In 1995, Orton relocated to San Francisco with the other members of Tin Hat Trio, a newly formed composer collective comprised of Orton on guitars, Carla Kihlstedt on violin, and Rob Burger on prepared piano and accordion. The group's quest to create genre-defying music that blurs the line between composition and improvisation has produced five major label releases: 1999's "Memory Is An Elephant," 2000's "Helium," 2002's "The Rodeo Eroded," 2004's "Book of Silk," and their latest, 2007’s “The Sad Machinery of Spring,” the first recording to feature the new quintet version of the band. (now simply called Tin Hat)
"Memory" includes an homage to Enrico Caruso with guest tenor Mike Patton of Faith No More/Mr. Bungle fame. "Helium" features a collaboration between the trio and Tom Waits for the CD's title track, with music by Orton and lyrics co-written with Waits. "Rodeo" features Orton's arrangement of the standard "Willow Weep For Me," with Willie Nelson adding the vocals. Mark arranged each of these tracks for the trio with chamber orchestra, providing a blue print for the larger ensemble projects that the group has since embarked upon.
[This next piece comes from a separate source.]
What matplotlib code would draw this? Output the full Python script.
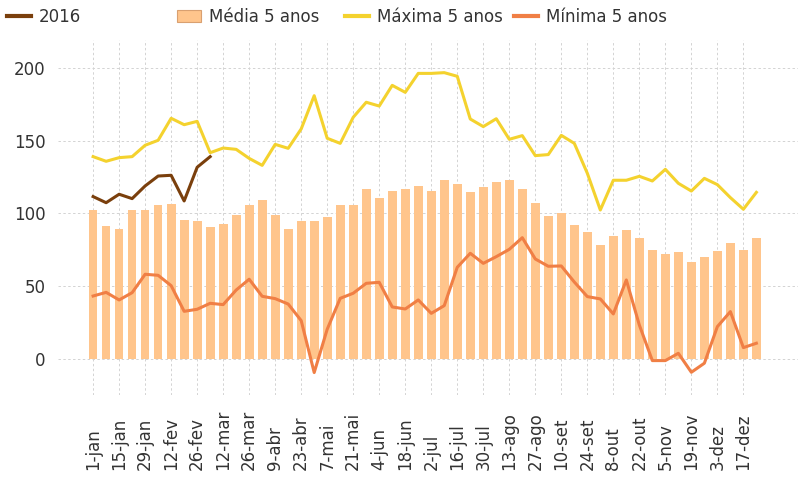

Outside of Tin Hat, Orton is active as an award winning film and radio composer, nominated for Best New Composer by The International Film Music Critics Association in 2006. He continues to compose concert music for a wide range of ensembles from chamber groups to full orchestra. He is a multi-instrumentalist, performing on all manner of guitars, keyboards and percussion. Orton has written and performed scores for films including "The Good Girl," directed by Miguel Arteta and starring Jennifer Aniston and Jake Gyllenhaal, "The Real Dirt on Farmer John," directed by Taggert Siegel, "Sweet Land," directed by Ali Selim and starring Ned Beatty and Alan Cumming, and Tennessee Williams’ "The Loss of a Teardrop Diamond," starring Bryce Dallas Howard and Ellyn Burstyn. He has also contributed existing music to both television and film including the NBC drama ER, 2005's "Everything is Illuminated," directed by Liev Schreiber and starring Elijah Wood, and the Oscar nominated "Mushroom Club," (best documentary - short subjects 2006) directed by Steven Okazaki. Other film scores include the documentaries "Beyond Conviction," "Comrades in Dreams," "Orthodox Stance," and "Seneca Falls."
Along with Tin Hat he performs with two of his own groups: Imaginary Icebergs, an ensemble of strings and clarinets with Orton on guitar, banjo, and harmonium and The Steel Trio, comprised of bass clarinet, drums, and lap steel guitar. He is busy as an arranger as well, working alongside producer Larry Klein arranging strings for Madeline Peyroux and Vienna Teng among others. He has written extensively for modern dance as well including top dance companies: Pilobolus, Donald Byrd/Spectrum Dance Theater, and Lawrence Goldhuber to name a few. Additionally, he is a founding member of "Famous Last Words And Music," an artist collective devoted to the production and live performance of experimental radio theatre. He lives in Portland, Oregon with his wife and son.